══ STORED DATA ══

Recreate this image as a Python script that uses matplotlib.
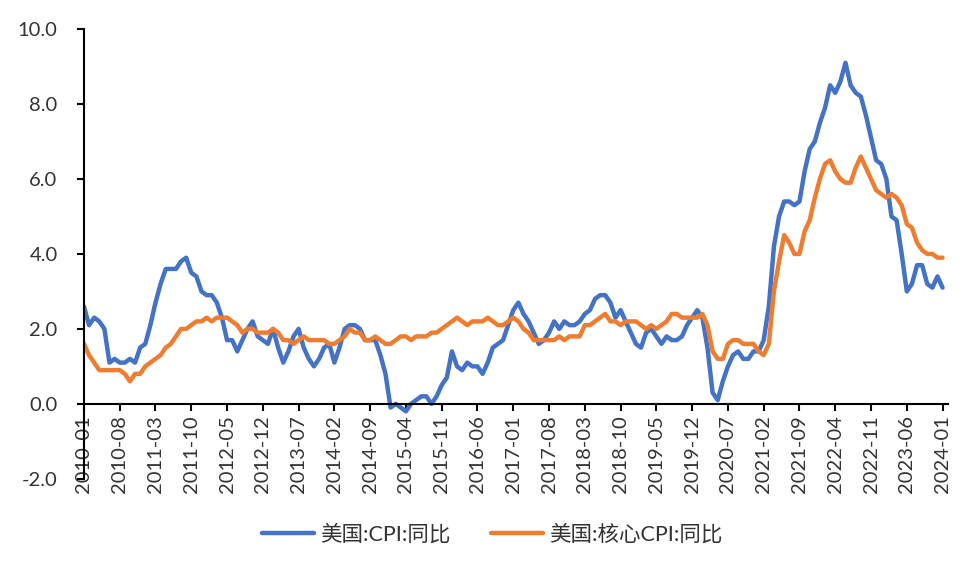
import matplotlib.pyplot as plt
import pandas as pd

plt.rcParams['font.family'] = ['Lato', 'Noto Sans CJK SC', 'DejaVu Sans']

months = pd.period_range("2010-01", "2024-01", freq="M").strftime("%Y-%m").tolist()

cpi = [2.6, 2.1, 2.3, 2.2, 2.0, 1.1, 1.2, 1.1, 1.1, 1.2, 1.1, 1.5,
       1.6, 2.1, 2.7, 3.2, 3.6, 3.6, 3.6, 3.8, 3.9, 3.5, 3.4, 3.0,
       2.9, 2.9, 2.7, 2.3, 1.7, 1.7, 1.4, 1.7, 2.0, 2.2, 1.8, 1.7,
       1.6, 2.0, 1.5, 1.1, 1.4, 1.8, 2.0, 1.5, 1.2, 1.0, 1.2, 1.5,
       1.6, 1.1, 1.5, 2.0, 2.1, 2.1, 2.0, 1.7, 1.7, 1.7, 1.3, 0.8,
       -0.1, 0.0, -0.1, -0.2, 0.0, 0.1, 0.2, 0.2, 0.0, 0.2, 0.5, 0.7,
       1.4, 1.0, 0.9, 1.1, 1.0, 1.0, 0.8, 1.1, 1.5, 1.6, 1.7, 2.1,
       2.5, 2.7, 2.4, 2.2, 1.9, 1.6, 1.7, 1.9, 2.2, 2.0, 2.2, 2.1,
       2.1, 2.2, 2.4, 2.5, 2.8, 2.9, 2.9, 2.7, 2.3, 2.5, 2.2, 1.9,
       1.6, 1.5, 1.9, 2.0, 1.8, 1.6, 1.8, 1.7, 1.7, 1.8, 2.1, 2.3,
       2.5, 2.3, 1.5, 0.3, 0.1, 0.6, 1.0, 1.3, 1.4, 1.2, 1.2, 1.4,
       1.4, 1.7, 2.6, 4.2, 5.0, 5.4, 5.4, 5.3, 5.4, 6.2, 6.8, 7.0,
       7.5, 7.9, 8.5, 8.3, 8.6, 9.1, 8.5, 8.3, 8.2, 7.7, 7.1, 6.5,
       6.4, 6.0, 5.0, 4.9, 4.0, 3.0, 3.2, 3.7, 3.7, 3.2, 3.1, 3.4,
       3.1]

core_cpi = [1.6, 1.3, 1.1, 0.9, 0.9, 0.9, 0.9, 0.9, 0.8, 0.6, 0.8, 0.8,
            1.0, 1.1, 1.2, 1.3, 1.5, 1.6, 1.8, 2.0, 2.0, 2.1, 2.2, 2.2,
            2.3, 2.2, 2.3, 2.3, 2.3, 2.2, 2.1, 1.9, 2.0, 2.0, 1.9, 1.9,
            1.9, 2.0, 1.9, 1.7, 1.7, 1.6, 1.7, 1.8, 1.7, 1.7, 1.7, 1.7,
            1.6, 1.6, 1.7, 1.8, 2.0, 1.9, 1.9, 1.7, 1.7, 1.8, 1.7, 1.6,
            1.6, 1.7, 1.8, 1.8, 1.7, 1.8, 1.8, 1.8, 1.9, 1.9, 2.0, 2.1,
            2.2, 2.3, 2.2, 2.1, 2.2, 2.2, 2.2, 2.3, 2.2, 2.1, 2.1, 2.2,
            2.3, 2.2, 2.0, 1.9, 1.7, 1.7, 1.7, 1.7, 1.7, 1.8, 1.7, 1.8,
            1.8, 1.8, 2.1, 2.1, 2.2, 2.3, 2.4, 2.2, 2.2, 2.1, 2.2, 2.2,
            2.2, 2.1, 2.0, 2.1, 2.0, 2.1, 2.2, 2.4, 2.4, 2.3, 2.3, 2.3,
            2.3, 2.4, 2.1, 1.4, 1.2, 1.2, 1.6, 1.7, 1.7, 1.6, 1.6, 1.6,
            1.4, 1.3, 1.6, 3.0, 3.8, 4.5, 4.3, 4.0, 4.0, 4.6, 4.9, 5.5,
            6.0, 6.4, 6.5, 6.2, 6.0, 5.9, 5.9, 6.3, 6.6, 6.3, 6.0, 5.7,
            5.6, 5.5, 5.6, 5.5, 5.3, 4.8, 4.7, 4.3, 4.1, 4.0, 4.0, 3.9,
            3.9]

x = list(range(len(months)))

fig = plt.figure(figsize=(9.76, 5.70), dpi=100)
ax = fig.add_axes([0.086, 0.16, 0.885, 0.789])

ax.spines["top"].set_visible(False)
ax.spines["right"].set_visible(False)
ax.spines["bottom"].set_position(("data", 0))
for sp in ax.spines.values():
    sp.set_color("black")
    sp.set_linewidth(1.5)

ax.plot(x, cpi, color="#4472C4", lw=3.2, label="美国:CPI:同比", solid_capstyle="round")
ax.plot(x, core_cpi, color="#ED7D31", lw=3.2, label="美国:核心CPI:同比", solid_capstyle="round")

ax.set_xlim(0, 169)
ax.set_ylim(-2, 10)
ax.set_yticks([-2, 0, 2, 4, 6, 8, 10])
ax.set_yticklabels(["%.1f" % v for v in [-2, 0, 2, 4, 6, 8, 10]])
ax.set_xticks(x[::7])
ax.set_xticklabels(months[::7])

ax.tick_params(axis="both", direction="out", length=5, width=1.5, labelsize=14.5,
               color="black", labelcolor="#333333")
ax.tick_params(axis="x", pad=3, labelrotation=90)
ax.tick_params(axis="y", pad=14)

ax.legend(loc="center", bbox_to_anchor=(0.473, -0.123), ncol=2, frameon=False,
          fontsize=15.5, handlelength=2.4, columnspacing=1.9, handletextpad=0.3,
          labelcolor="#333333")

fig.savefig("out.png", dpi=100)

═══

STATED EXERCISE
Give again, word for word, every line from the top of the data through the line with "plt.rcParams['font.family'] = ['Lato', 'Noto", both ends included, and exclude the pictures.

COMPLETE OUTPUT
Recreate this image as a Python script that uses matplotlib.
import matplotlib.pyplot as plt
import pandas as pd

plt.rcParams['font.family'] = ['Lato', 'Noto Sans CJK SC', 'DejaVu Sans']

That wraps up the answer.